Cuando un hombre habla expresa su humanidad, la intensidad de un deseo que busca realizarse. Es que el idioma no es solo semántica y forma, también es contenido y sustancia espiritual.
El lenguaje, en tanto sistema codificado, hay que verlo inmerso en un macro sistema que es la sociedad y, con ella, toda la carga de contradicciones que presenta.
Por eso el idioma es como la sociedad, continua contradicción. En el desarrollo industrial el lenguaje es una de las herramientas que le permite al hombre generar objetos con altos índices de productividad.
Sin embargo, estos índices en una industria no pueden estar circunscritos solo a las relaciones de productividad en sí. Gran cantidad de factores no solo condicionan al trabajador, también determinan su participación en la producción.
El idioma es, en este orden de ideas, una herramienta de trabajo indispensable que determina y fija los índices de productividad. Si hablamos de una problemática en torno del idioma hemos de entender que su causa posiblemente esté en el hombre, y la de éste encontrarse en un régimen de Estado que le es hostil y lo niega como ser humano.

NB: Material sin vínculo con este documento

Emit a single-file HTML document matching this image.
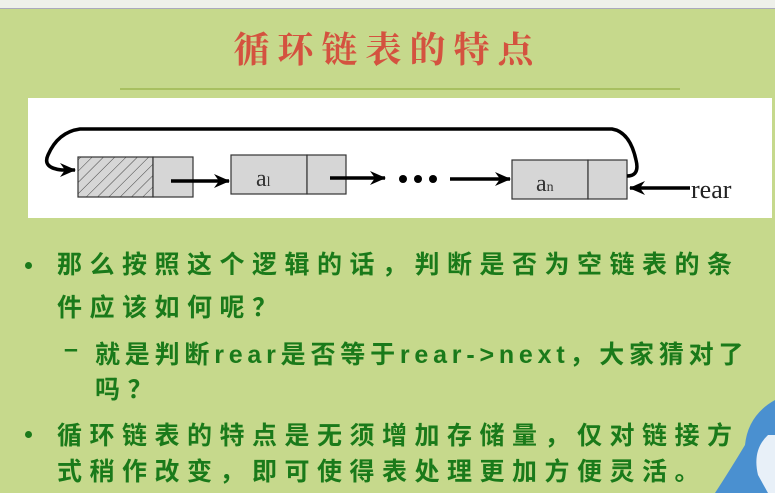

Si hay un deterioro en nuestro idioma es que el espíritu del hombre está vacío. Vacío por el abandono a que ha sido sometido el lenguaje. Y si el idioma, como sinónimo de progreso, está deteriorado ¿cómo exigirle a este trabajador calidad en el producto que elabora? ¿cómo puede este desposeído del idioma entender su realidad si le falta la herramienta del lenguaje?
El idioma es, fundamentalmente, la representación de ideas y sueños de una pasión, un anhelo, y es, por esencia, un cuerpo transformador. De ahí que los objetos fabricados por el hombre sean materialización del lenguaje. Su calidad, la del producto, viene dada por el correcto uso y aplicación del idioma.
Por eso no se puede hablar de productividad apartando al idioma pues éste es la herramienta que da sentido lógico a las relaciones de producción. El idioma se genera por una necesidad objetiva en el hombre: el trabajo. Posteriormente y en reciprocidad, ambos se enriquecen. La calidad de ellos viene dada por el uso óptimo del esfuerzo y las herramientas que usa el hombre.
Optimar los procesos de producción significa valorar el desarrollo de un vocabulario acorde con la actividad industrial. Esto es, ser consciente con el idioma que se utiliza.
El desarrollo tecnológico debe desterrar la visión utilitarista del lenguaje, que niega la condición humana de la actividad laboral, condenando al hombre a convertirse en una tarjeta adherida a la rueda industrial.
En 1771 Robert Owen, quien aplicó los fundamentos de la Utopía de Tomás Moro, organizó una comunidad que denominó New Lanark. En esta comunidad edificó una fábrica y a la vez construyó escuelas, viviendas, comedores, campos recreacionales, centros culturales y sitios de lectura para los trabajadores y sus familiares.
Gracias a estas mínimas condiciones de bienestar que consiguió para sus trabajadores, Owen logró de ellos un índice más alto de productividad.
En su opinión no eran solo las condiciones socioeconómicas ni las reivindicaciones salariales que lograron alcanzar índices óptimos de productividad. También fue el desarrollo educativo y cultural, y con ello el empleo de un adecuado vocabulario lo que permitió al trabajador ser consciente de su realidad e incidir sobre ella para transformarla.
Por todo esto es de afirmar que de una hermosa utopía, que no es más que el sueño vuelto idioma, nacerá la nueva visión del hombre y el trabajo.